Quite often when I attend Christian conferences and leaders’ meetings I will automatically do a quick scan for urban practitioners or ministers of urban churches who I know to see how urban issues are being represented. What I also note is the representation of ethnic minorities, women and younger delegates. What cannot easily be noticed is representation of those from the working classes and those who recognise that heritage as their cultural identity. Some do come from that background but had to go through such cultural transformation to engage in Christian ministry that their roots are not easily detectable.

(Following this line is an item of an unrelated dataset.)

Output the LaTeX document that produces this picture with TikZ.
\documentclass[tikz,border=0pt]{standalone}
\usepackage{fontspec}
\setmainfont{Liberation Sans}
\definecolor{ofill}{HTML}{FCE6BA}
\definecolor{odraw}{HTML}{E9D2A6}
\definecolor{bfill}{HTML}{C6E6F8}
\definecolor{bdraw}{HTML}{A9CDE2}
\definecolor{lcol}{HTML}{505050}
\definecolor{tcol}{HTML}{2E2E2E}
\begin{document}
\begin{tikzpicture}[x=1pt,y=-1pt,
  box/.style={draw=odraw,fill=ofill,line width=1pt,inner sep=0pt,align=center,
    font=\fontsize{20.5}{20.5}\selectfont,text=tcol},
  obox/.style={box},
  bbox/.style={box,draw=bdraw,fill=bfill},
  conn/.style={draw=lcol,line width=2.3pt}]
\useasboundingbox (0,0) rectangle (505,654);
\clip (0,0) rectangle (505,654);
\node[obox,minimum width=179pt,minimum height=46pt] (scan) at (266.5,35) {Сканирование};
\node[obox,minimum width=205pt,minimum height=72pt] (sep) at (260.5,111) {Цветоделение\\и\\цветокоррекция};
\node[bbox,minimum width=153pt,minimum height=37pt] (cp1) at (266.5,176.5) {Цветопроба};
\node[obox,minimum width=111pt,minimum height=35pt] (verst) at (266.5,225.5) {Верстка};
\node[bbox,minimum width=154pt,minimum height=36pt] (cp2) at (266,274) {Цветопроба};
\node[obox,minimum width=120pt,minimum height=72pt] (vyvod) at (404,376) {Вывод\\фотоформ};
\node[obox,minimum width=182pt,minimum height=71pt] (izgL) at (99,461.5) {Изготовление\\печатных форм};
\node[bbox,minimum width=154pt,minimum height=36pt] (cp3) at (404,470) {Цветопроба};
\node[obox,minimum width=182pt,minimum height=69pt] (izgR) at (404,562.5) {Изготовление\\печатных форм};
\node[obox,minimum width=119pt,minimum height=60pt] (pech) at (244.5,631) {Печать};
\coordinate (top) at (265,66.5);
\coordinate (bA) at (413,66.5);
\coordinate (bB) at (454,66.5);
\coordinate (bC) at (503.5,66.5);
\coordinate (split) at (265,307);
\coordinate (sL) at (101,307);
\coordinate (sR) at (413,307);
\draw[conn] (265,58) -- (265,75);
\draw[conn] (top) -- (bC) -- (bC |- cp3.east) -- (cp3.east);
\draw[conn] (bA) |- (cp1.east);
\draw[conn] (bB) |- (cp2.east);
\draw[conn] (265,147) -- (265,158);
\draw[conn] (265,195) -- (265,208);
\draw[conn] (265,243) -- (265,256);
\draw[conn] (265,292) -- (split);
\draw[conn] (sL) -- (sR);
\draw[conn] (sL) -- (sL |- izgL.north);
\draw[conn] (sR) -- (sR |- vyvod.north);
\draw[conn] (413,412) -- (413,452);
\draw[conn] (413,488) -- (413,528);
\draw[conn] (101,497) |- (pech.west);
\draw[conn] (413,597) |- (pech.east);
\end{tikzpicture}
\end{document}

Years ago I took a fellow Church Elder along to a Leaders Day organised by a group of ‘New Church’ leaders. There was not a dog collar in sight but as he scanned the room he asked me, ‘Is this their uniform?’ What he had noticed was the ‘smart casual’ lighter coloured clothes of a large group of middle-class ‘House Church’ leaders. This Elder was a working class man who held a significant role in his industry’s trade union. He had come to faith within the past decade and had grown in that faith and demonstrated spiritual maturity and wisdom. What troubled me as much as his evident discomfort was his apparent disappointment, possibly that there were no others like him. If the difference stopped at the clothes people wore this would not be such an issue, but there were more aspects to this than that.
Observations like these suggest that unless the Church in England recognises that the working classes are predominantly absent from the Church, that it is a significant problem and they need to address the issue of working class cultural exclusion, people of working class culture will never become more than an unidentifiably negligible element of the Church.

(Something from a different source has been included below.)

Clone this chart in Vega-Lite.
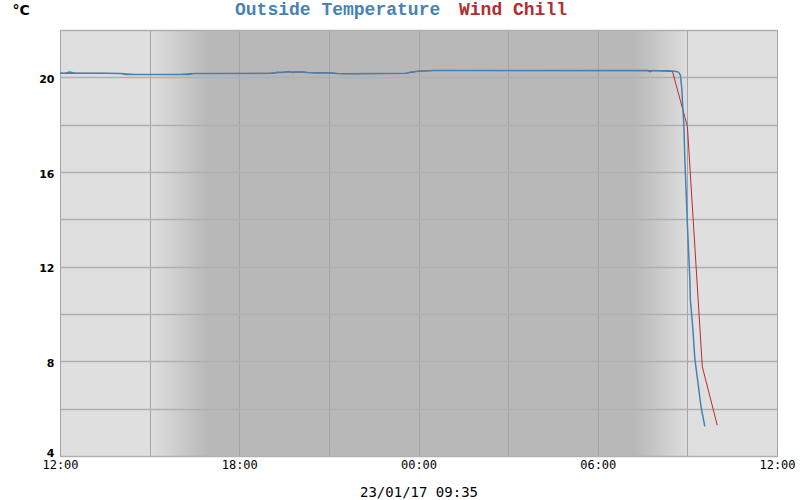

Derek Purnell (from the introduction to the book “Speaking the Unspeakable”. Email to find out more.)
A recent report in the Church Times showed that C of E clergy are at least twice as likely to apply for vacant posts in the South East as in the North. The report was picked up by the Independent under the title “Go spread the word of the Lord? Only down South, say choosy Church of England clergy” (with some interesting comments at the end!). I wonder how much more this is the case when inner-city or overspill estates tare taken into account? One startling comparison mentioned was between an estate parish in Hartlepool that took two and a half years to fill, and a rich area in Paddington which had over 120 applications.
Before any other denominations get ideas, a 2011 study of Methodist ministers showed 6% living in the bottom fifth of most deprived postcodes. (Michael Hirst, “Location, Location, Location,” Methodist Recorder, 10/5/2012, 8). Many denominations are simply largely absent in the inner-city.
Yes, in deciding where to live there are important considerations to be made and costs to be counted – family welfare probably coming top – but isn’t the theory here that as Christians the call of God on our lives is number one? And that is where as well as, in fact often before, what. If God has actually ‘placed’ his people in their locations, as some claim, then that doesn’t say much for his “bias for the poor”. Maybe it is time to come clean and admit that for most of us most of the time, in practice, we choose comfort and convenience over call, and our leaders are only partly to blame, as we are very willing to follow their example. We fail God in all sorts of ways, and he still loves us and is prepared to work with what we manage to offer him. That said, Suburban Drift, Redemption and Lift/Leave, the assumption of aspirational middle-class values, call it what you will, continues unchallenged in our churches.